# Given request
Keep pictures out. Copy exactly the lines from the one containing "Clone this chart in matplotlib." to the one containing "from matplotlib.colors import", endpoints included.

# Record excerpts
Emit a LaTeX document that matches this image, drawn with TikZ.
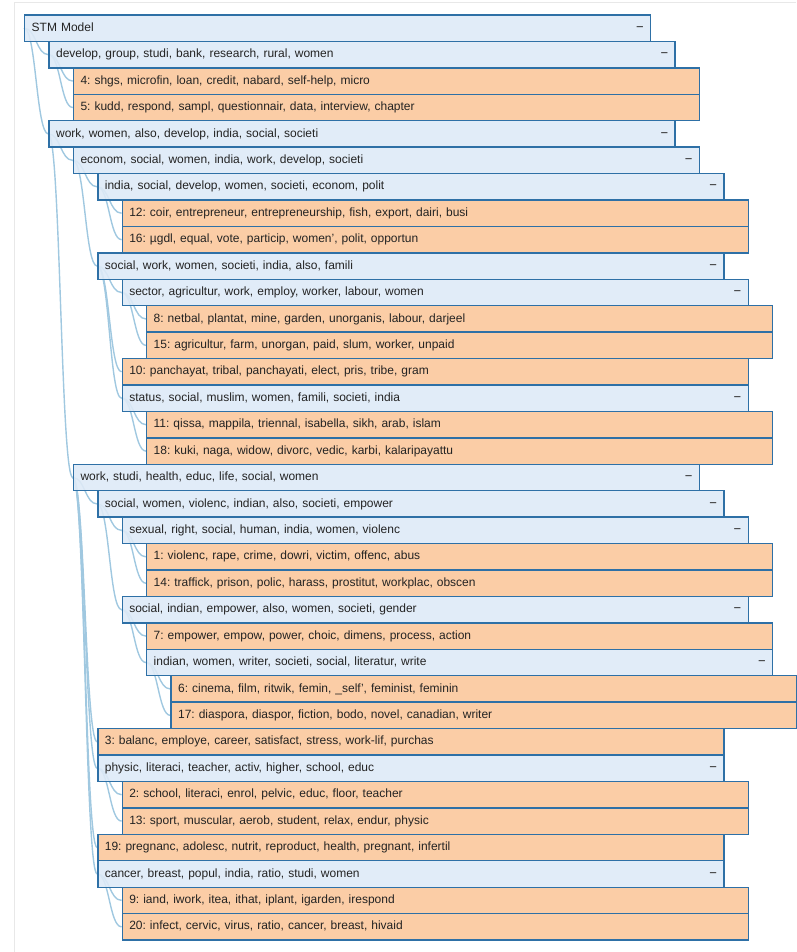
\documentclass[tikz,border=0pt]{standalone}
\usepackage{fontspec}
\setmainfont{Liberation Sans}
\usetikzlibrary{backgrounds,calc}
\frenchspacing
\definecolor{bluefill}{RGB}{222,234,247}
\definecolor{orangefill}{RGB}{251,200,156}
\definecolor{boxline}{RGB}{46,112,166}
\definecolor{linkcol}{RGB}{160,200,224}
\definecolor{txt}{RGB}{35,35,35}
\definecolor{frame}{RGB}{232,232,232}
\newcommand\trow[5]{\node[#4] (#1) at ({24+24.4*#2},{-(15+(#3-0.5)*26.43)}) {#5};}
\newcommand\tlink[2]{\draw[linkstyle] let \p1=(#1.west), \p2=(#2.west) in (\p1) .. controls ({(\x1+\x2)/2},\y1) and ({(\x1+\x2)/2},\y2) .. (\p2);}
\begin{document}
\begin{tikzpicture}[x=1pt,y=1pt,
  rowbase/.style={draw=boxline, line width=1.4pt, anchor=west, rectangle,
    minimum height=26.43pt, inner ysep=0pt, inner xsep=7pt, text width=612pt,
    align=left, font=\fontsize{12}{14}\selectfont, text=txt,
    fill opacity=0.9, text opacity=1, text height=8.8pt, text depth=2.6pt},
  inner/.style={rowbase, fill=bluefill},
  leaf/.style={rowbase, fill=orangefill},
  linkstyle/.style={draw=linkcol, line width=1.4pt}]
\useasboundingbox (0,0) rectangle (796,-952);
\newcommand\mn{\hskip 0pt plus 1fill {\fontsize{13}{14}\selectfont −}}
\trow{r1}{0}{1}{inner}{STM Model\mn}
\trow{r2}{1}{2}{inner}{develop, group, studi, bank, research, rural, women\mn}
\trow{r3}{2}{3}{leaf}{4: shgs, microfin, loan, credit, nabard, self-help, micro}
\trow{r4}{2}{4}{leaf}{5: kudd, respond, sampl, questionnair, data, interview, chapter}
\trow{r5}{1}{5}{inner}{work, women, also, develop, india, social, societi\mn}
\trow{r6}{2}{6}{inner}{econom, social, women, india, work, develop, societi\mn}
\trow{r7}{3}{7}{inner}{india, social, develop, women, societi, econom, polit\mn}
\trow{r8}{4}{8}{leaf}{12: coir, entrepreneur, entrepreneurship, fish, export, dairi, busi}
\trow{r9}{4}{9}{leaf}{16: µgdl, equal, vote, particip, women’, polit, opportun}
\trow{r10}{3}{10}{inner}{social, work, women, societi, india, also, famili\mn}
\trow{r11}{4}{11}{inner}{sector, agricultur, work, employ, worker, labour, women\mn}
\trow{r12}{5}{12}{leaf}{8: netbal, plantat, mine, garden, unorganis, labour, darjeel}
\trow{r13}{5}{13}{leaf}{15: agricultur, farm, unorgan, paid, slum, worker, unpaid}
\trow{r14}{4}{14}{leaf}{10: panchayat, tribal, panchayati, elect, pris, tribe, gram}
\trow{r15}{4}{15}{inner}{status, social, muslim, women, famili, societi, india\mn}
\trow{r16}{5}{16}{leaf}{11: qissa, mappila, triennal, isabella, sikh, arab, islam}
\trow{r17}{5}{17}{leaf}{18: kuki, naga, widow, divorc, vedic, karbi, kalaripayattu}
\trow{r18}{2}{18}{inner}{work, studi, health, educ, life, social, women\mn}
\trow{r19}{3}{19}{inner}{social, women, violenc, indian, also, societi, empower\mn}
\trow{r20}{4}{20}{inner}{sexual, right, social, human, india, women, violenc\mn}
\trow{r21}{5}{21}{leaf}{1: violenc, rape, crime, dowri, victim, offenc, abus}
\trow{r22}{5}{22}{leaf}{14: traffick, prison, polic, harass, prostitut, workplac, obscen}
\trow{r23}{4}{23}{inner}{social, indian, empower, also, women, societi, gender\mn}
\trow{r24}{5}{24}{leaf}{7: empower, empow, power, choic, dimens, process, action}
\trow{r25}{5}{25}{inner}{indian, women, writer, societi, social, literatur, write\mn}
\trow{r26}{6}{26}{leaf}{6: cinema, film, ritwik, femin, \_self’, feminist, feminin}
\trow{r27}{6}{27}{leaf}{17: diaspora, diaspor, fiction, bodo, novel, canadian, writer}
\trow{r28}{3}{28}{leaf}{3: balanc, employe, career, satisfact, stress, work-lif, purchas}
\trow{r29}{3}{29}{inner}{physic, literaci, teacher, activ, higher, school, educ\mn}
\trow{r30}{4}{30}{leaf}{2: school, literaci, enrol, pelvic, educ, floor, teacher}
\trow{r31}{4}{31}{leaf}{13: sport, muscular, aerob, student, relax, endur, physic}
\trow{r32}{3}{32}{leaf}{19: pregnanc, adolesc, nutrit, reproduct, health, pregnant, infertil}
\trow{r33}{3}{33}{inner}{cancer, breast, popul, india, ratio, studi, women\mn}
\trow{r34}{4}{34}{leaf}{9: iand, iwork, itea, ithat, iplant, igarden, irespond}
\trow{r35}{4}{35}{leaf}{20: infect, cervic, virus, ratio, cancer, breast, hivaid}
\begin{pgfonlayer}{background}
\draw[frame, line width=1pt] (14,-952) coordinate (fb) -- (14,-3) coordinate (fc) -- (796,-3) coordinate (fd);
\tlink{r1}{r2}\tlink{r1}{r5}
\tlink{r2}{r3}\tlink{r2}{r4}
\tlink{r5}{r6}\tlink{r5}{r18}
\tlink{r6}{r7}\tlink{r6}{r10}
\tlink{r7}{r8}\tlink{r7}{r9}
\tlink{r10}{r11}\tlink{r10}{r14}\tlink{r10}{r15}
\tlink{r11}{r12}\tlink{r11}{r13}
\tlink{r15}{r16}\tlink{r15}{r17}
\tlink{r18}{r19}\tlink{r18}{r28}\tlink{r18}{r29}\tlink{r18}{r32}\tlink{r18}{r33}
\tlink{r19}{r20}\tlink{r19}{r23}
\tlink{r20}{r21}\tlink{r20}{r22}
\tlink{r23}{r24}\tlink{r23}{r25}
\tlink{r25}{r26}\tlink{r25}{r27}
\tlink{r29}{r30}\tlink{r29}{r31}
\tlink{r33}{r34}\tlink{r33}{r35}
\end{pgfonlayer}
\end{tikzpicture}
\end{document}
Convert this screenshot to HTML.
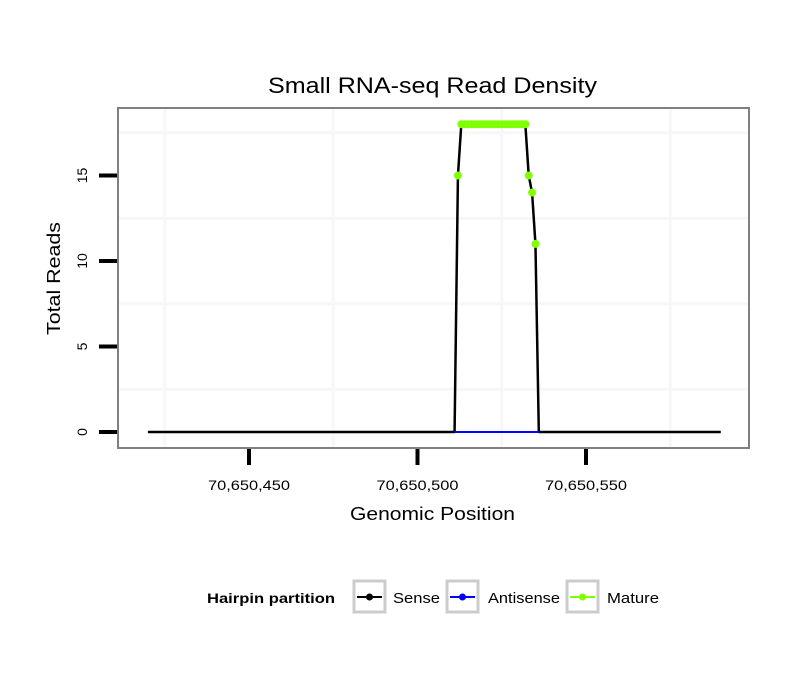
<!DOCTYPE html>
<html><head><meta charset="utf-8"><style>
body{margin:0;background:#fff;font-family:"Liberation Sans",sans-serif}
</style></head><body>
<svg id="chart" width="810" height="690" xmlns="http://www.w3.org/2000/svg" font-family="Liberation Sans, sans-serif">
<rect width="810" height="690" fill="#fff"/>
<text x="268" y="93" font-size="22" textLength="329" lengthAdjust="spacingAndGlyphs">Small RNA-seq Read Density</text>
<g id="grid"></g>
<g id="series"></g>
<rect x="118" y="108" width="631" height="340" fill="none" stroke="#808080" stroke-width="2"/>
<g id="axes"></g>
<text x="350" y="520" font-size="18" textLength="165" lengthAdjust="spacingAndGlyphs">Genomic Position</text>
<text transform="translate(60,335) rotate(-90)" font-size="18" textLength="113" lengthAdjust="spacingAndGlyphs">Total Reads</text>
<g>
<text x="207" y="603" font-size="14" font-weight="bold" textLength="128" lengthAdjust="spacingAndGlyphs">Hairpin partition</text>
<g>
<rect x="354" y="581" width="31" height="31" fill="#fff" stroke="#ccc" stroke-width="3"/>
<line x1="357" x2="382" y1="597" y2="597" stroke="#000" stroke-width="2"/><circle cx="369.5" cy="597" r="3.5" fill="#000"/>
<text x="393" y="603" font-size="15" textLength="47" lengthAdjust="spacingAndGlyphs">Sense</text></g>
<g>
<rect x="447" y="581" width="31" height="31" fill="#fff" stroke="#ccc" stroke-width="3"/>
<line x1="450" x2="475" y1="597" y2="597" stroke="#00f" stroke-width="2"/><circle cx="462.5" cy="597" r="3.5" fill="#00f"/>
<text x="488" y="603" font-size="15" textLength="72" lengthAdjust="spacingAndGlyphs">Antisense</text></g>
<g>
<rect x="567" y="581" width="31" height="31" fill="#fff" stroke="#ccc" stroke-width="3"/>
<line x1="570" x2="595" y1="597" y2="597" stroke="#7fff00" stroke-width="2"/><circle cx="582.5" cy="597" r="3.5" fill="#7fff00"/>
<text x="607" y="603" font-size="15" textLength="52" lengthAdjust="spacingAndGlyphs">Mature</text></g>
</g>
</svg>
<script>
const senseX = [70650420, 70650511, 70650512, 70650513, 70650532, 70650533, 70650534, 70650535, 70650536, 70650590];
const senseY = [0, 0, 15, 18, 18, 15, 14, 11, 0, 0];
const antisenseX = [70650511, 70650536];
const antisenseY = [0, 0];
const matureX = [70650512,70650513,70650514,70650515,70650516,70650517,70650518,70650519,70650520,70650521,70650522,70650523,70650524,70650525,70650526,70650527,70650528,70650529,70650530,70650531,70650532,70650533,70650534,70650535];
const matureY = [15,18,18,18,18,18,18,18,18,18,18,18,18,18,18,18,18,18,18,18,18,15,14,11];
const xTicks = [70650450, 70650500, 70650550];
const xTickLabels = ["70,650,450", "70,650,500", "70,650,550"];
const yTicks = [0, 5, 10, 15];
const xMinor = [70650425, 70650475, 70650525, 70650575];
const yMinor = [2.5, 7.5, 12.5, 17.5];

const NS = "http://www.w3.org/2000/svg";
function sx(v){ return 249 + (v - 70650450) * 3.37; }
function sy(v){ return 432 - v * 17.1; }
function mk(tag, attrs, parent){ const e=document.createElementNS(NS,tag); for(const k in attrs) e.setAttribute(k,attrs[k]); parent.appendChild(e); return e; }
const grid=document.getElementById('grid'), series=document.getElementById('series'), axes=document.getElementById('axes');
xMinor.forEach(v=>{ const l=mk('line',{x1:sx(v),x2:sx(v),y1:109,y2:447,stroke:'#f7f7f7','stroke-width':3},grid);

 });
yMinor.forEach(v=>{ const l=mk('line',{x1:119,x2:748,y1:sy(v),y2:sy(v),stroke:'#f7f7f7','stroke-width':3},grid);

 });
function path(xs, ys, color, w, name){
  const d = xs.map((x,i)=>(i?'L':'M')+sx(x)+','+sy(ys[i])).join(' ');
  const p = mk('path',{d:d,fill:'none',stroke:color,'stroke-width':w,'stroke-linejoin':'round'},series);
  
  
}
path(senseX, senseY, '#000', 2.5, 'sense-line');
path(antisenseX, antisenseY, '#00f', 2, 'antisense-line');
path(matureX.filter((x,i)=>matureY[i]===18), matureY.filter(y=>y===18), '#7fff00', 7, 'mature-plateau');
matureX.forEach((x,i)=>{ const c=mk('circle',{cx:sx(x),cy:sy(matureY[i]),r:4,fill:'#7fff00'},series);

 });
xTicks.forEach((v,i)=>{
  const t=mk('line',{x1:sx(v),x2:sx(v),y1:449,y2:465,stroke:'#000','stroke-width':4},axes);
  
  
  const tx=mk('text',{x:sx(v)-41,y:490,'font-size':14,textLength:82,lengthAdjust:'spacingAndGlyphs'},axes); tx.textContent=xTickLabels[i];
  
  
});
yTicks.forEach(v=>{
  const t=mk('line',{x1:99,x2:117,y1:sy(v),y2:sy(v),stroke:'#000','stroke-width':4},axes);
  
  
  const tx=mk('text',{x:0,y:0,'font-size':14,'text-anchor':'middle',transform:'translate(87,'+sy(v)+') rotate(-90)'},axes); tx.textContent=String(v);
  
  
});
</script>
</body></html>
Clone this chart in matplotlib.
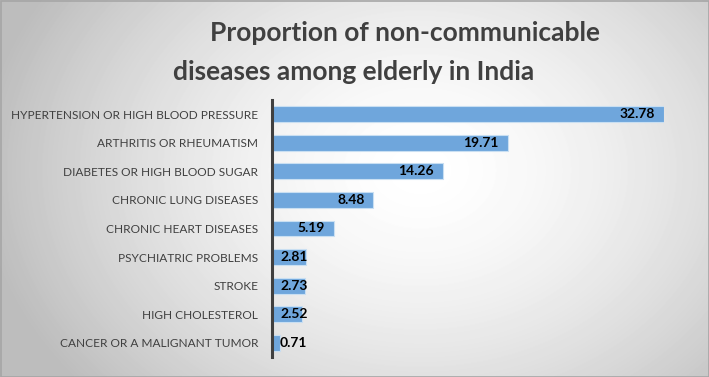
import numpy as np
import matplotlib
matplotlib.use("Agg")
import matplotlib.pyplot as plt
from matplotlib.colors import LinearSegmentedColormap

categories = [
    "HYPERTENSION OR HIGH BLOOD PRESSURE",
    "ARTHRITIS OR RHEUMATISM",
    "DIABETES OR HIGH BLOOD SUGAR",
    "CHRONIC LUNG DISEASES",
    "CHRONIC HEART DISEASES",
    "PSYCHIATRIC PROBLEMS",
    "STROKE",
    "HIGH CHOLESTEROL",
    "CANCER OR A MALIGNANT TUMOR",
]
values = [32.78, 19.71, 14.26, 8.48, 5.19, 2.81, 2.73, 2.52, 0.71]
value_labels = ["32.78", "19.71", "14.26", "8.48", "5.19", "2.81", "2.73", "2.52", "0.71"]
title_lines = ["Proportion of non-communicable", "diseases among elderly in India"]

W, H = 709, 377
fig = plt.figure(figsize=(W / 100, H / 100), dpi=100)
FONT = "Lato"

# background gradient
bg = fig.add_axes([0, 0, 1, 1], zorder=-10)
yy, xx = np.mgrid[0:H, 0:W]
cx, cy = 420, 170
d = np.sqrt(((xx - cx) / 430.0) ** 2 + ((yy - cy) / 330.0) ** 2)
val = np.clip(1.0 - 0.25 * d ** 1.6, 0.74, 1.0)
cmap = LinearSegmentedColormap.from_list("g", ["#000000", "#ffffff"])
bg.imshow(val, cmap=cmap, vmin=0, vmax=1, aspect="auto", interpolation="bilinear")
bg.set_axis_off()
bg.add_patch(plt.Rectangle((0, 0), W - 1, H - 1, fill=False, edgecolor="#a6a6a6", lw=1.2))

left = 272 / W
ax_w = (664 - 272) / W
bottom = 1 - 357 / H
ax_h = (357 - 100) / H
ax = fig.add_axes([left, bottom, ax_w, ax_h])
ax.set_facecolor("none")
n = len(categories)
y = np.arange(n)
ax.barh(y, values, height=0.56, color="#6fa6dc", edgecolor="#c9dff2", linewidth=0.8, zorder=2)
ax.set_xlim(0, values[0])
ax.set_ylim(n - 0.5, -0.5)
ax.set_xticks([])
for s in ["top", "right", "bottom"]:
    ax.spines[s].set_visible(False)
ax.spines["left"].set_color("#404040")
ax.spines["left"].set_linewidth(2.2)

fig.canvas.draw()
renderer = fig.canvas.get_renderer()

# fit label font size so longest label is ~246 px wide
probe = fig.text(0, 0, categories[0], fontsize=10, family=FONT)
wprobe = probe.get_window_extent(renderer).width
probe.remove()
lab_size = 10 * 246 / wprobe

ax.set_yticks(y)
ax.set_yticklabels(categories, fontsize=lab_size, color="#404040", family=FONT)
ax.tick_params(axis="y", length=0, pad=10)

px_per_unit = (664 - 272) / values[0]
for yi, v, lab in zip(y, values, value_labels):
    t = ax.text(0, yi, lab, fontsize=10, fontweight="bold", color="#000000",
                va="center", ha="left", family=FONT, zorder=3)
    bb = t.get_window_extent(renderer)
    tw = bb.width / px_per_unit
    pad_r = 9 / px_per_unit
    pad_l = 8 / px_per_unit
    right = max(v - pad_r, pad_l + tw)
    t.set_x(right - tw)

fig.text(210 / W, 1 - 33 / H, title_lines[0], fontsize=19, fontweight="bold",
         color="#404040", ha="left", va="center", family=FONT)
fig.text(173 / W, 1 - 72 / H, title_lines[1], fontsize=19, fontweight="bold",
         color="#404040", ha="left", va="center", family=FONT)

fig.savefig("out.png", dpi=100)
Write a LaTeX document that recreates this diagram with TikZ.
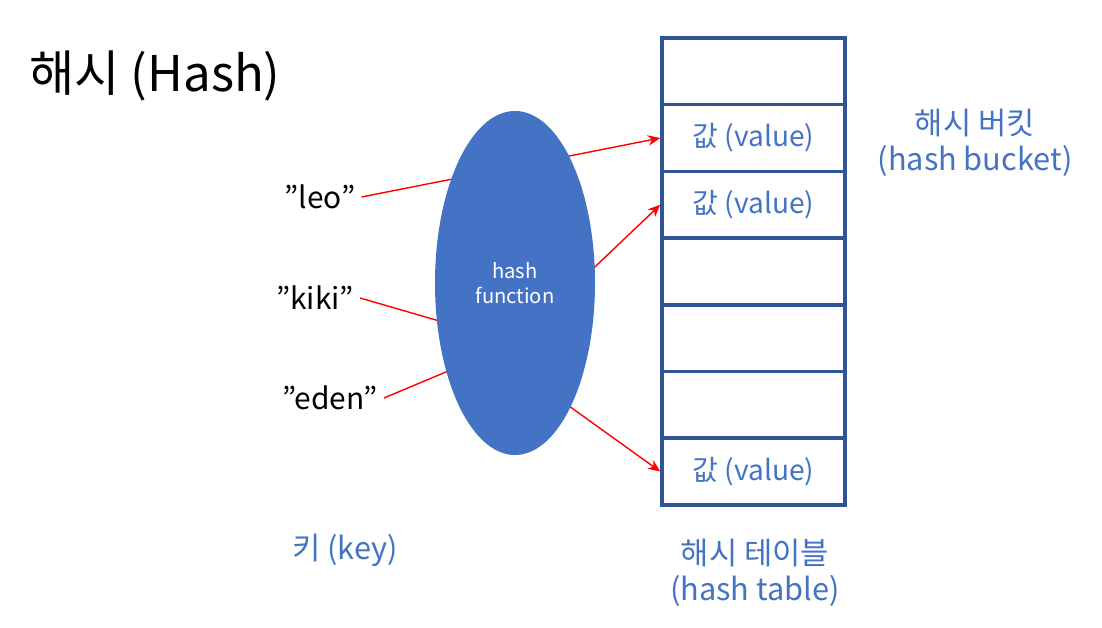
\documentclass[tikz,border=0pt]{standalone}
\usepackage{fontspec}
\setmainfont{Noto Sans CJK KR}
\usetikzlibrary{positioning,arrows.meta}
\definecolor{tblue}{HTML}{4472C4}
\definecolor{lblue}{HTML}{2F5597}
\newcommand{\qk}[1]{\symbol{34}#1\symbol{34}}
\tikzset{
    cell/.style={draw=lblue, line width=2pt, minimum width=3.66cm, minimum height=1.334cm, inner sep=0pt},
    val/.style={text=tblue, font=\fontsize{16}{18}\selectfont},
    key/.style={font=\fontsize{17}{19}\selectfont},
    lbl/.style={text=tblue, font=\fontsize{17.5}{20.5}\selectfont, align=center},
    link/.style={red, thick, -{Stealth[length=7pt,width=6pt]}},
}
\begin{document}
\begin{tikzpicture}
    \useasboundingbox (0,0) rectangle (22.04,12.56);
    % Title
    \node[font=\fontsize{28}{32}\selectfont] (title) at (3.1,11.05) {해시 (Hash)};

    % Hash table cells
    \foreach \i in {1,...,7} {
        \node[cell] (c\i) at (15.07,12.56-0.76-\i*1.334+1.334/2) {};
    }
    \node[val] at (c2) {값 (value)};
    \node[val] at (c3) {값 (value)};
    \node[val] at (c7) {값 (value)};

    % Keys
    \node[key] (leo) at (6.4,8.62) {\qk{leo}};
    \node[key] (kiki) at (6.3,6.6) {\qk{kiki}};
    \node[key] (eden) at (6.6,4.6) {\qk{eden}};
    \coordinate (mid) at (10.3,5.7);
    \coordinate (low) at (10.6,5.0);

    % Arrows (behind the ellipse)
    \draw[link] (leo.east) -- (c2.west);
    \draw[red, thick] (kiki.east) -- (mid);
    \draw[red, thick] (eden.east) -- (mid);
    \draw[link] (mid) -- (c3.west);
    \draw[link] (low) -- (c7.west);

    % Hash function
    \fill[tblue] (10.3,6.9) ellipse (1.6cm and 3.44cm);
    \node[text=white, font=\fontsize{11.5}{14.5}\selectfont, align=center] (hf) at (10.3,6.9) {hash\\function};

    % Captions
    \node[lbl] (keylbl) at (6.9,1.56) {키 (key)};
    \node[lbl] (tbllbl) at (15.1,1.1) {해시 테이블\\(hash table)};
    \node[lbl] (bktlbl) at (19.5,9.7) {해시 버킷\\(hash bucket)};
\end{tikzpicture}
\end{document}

# Result
Clone this chart in matplotlib.
import numpy as np
import matplotlib
matplotlib.use("Agg")
import matplotlib.pyplot as plt
from matplotlib.colors import LinearSegmentedColormap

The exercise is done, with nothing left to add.